Workshops, master classes, seminars, and lectures are created for writers by writers who discuss student work and examine literature from a practitioner's perspective, not that of a scholar or theorist. They draw fully on the cultural resources of Columbia University—its faculty, libraries, archives, scholarly centers, diverse students, and wealth of facilities. The other Programs of the School of the Arts—Film, Theatre, and Visual Arts—enrich the Program's opportunities for collaboration. The 28 departments of the Graduate School of Arts and Sciences offer courses that provide incomparable opportunities for a developing writer. In addition, the Program offers its students the chance to edit, manage, and publish their own magazine, Columbia: A Journal of Literature and Art.
The Program also draws on the cultural resources of New York City. As the publishing and arts center of the country, New York provides writers with experiences not available elsewhere. Editors, publishers, agents, and other literary professionals participate in our classes, panels, and informal discussions. Current students serve as interns at magazines such as The New Yorker, The Paris Review, and Parnassus, and at literary presses and organizations such as Archipelago Press, PEN, Poets & Writers, and the various poetry organizations listed under Poetry. We also offer our students opportunities to work as research assistants to writers who also serve as mentors, such as Alan Burdick, William Finnegan, Tim Weiner and Brenda Wineapple.
About Columbia University School of the Arts
Columbia University School of the Arts awards the MFA degree in Film, Theatre, Visual Arts, and Writing and the Master of Arts degree in Film & Media Studies; it also offers an interdisciplinary program in Sound Art. The School is a thriving, diverse community of talented, visionary, and committed artists from around the world, and a faculty comprised of acclaimed and internationally renowned artists, film and theatre directors, writers of poetry, fiction, and nonfiction, playwrights, producers, critics, and scholars. In 2015, the School marked the 50th Anniversary of its founding. In 2017, the School opened the Lenfest Center for the Arts, a multi-arts venue designed as a hub for the presentation and creation of art across disciplines on the University’s new Manhattanville campus. The Lenfest hosts exhibitions, performances, screenings, symposia, readings, and lectures that present new, global voices and perspectives, as well as an exciting, publicly accessible home for Columbia’s Miriam and Ira D. Wallach Art Gallery.
The School is an innovative graduate professional school with a tradition of risk-taking, grounded in a deeply intellectual Ivy League university and energized by its location in New York City—one of the great cultural capitals of the world. The study and practice of art-making at the School is an immersive, constantly evolving process. Aspiring, emerging or established, our filmmakers, writers, theatre practitioners and visual artists grow individually through intensive engagement with their craft and lively, often profound exchanges of ideas and work.
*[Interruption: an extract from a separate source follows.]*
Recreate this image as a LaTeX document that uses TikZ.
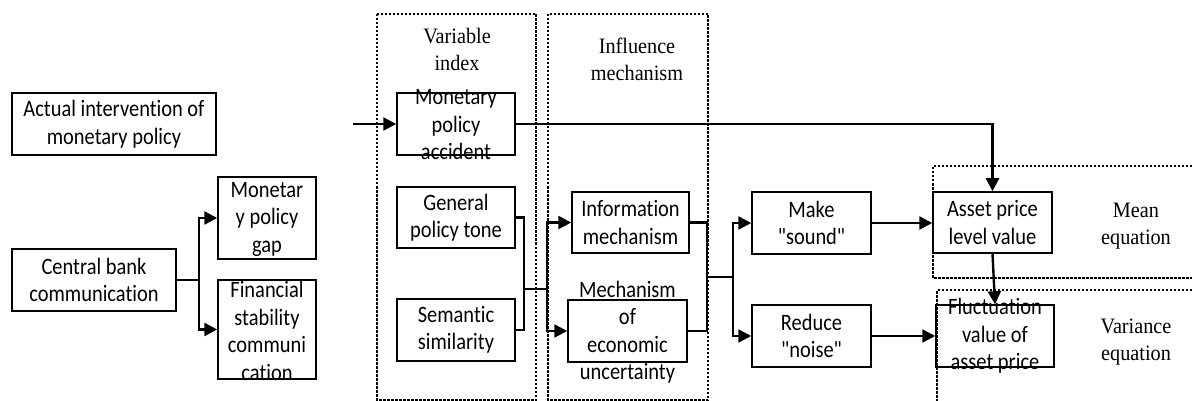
\documentclass[tikz,border=0pt]{standalone}
\usepackage{fontspec}
\setmainfont[FakeStretch=0.92]{Liberation Serif}
\newfontfamily\calfont[Ligatures=NoCommon,FakeStretch=0.87]{Carlito}
\usetikzlibrary{arrows.meta}
\begin{document}
\begin{tikzpicture}[x=1pt,y=-1pt,
  box/.style={draw,line width=1.5pt,inner sep=0pt,minimum width=#1},
  box/.default=118pt,
  txt/.style={align=center,inner sep=0pt,font=\calfont\fontsize{23.5}{27.5}\selectfont},
  lbl/.style={align=center,inner sep=0pt,font=\fontsize{22}{27}\selectfont},
  dbox/.style={draw,line width=1.1pt,dash pattern=on 2.5pt off 1.5pt},
  conn/.style={line width=2.4pt},
  arr/.style={line width=2.4pt,-{Triangle[length=13pt,width=13pt]}}]
\useasboundingbox (0,0) rectangle (1192,401);
% dashed groups
\draw[dbox] (377,14) rectangle (536,400);
\draw[dbox] (548,14) rectangle (708,400);
\draw[dbox] (1192,166) -- (933,166) -- (933,278) -- (1192,278);
\draw[dbox] (1192,290) -- (937,290) -- (937,401);
% group labels
\node[lbl] (lvi) at (457,49) {Variable\\index};
\node[lbl] (lim) at (637,59) {Influence\\mechanism};
\node[lbl] (lme) at (1136,226) {Mean\\equation};
\node[lbl] (lve) at (1136,342) {Variance\\equation};
% boxes
\node[box=204pt,minimum height=62pt] (act) at (114,124) {};
\node[box=98pt,minimum height=82pt] (gap) at (267,218) {};
\node[box=164pt,minimum height=62pt] (cbc) at (94,280) {};
\node[box=98pt,minimum height=99pt] (fsc) at (267,329.5) {};
\node[box,minimum height=62pt] (mpa) at (456,124) {};
\node[box,minimum height=61pt] (gpt) at (456,217.5) {};
\node[box,minimum height=62pt] (sem) at (456,330) {};
\node[box=117pt,minimum height=61pt] (inf) at (630.5,222.5) {};
\node[box=119pt,minimum height=62pt] (meu) at (627.5,331) {};
\node[box=119pt,minimum height=62pt] (make) at (811.5,223) {};
\node[box=119pt,minimum height=62pt] (red) at (811.5,336) {};
\node[box=119pt,minimum height=61pt] (asset) at (992.5,222.5) {};
\node[box,minimum height=62pt] (fluc) at (995,336) {};
% box texts
\node[txt] (tact) at (act) {Actual intervention of\\monetary policy};
\node[txt] (tgap) at (267,219) {Monetar\\y policy\\gap};
\node[txt] (tcbc) at (cbc) {Central bank\\communication};
\node[txt] (tfsc) at (267,331) {Financial\\stability\\communi\\cation};
\node[txt] (tmpa) at (456,125) {Monetary\\policy\\accident};
\node[txt] (tgpt) at (gpt) {General\\policy tone};
\node[txt] (tsem) at (sem) {Semantic\\similarity};
\node[txt] (tinf) at (inf) {Information\\mechanism};
\node[txt] (tmeu) at (627.5,332) {Mechanism\\of\\economic\\uncertainty};
\node[txt] (tmake) at (make) {Make\\"sound"};
\node[txt] (tred) at (red) {Reduce\\"noise"};
\node[txt] (tasset) at (asset) {Asset price\\level value};
\node[txt] (tfluc) at (995,336) {Fluctuation\\value of\\asset price};
% connectors
\coordinate (b1) at (199,280);
\draw[conn] (cbc.east) -- (b1);
\draw[arr] (b1) |- (gap.west);
\draw[arr] (b1) |- (fsc.west);
\coordinate (s0) at (353,124);
\draw[arr] (s0) -- (mpa.west);
\draw[arr] (mpa.east) -| (asset.north);
\coordinate (j1) at (524,289);
\coordinate (j2) at (547,289);
\draw[conn] (gpt.east) -| (j1) |- (sem.east);
\draw[conn] (j1) -- (j2);
\draw[arr] (j2) |- (inf.west);
\draw[arr] (j2) |- (meu.west);
\coordinate (j3) at (707,277);
\coordinate (j4) at (733,277);
\draw[conn] (inf.east) -| (j3) |- (meu.east);
\draw[conn] (j3) -- (j4);
\draw[arr] (j4) |- (make.west);
\draw[arr] (j4) |- (red.west);
\draw[arr] (make.east) -- (make.east -| asset.west);
\draw[arr] (red.east) -- (red.east -| fluc.west);
\draw[arr] (asset.south) -- (fluc.north);
\end{tikzpicture}
\end{document}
From the Sundance Film Festival to the Venice Biennale, from the cover of the New York Times Book Review to Broadway, from America’s most established regional theaters to Europe and Asia’s renowned film and theatre festivals, the success of the School’s faculty and alumni has never before been as prominent and celebrated. Members of the faculty have received the highest recognition in their fields, including Academy Awards, Tony Awards, MacArthur Foundation Fellowships, Guggenheim Fellowships, Pulitzer Prizes, National Book Awards, and the Nobel Prize for Literature. Alumni also claim a record of astonishing success, measured not simply by awards and prizes, contracts and contacts, but by the quality and cultural significance of their artistic achievements.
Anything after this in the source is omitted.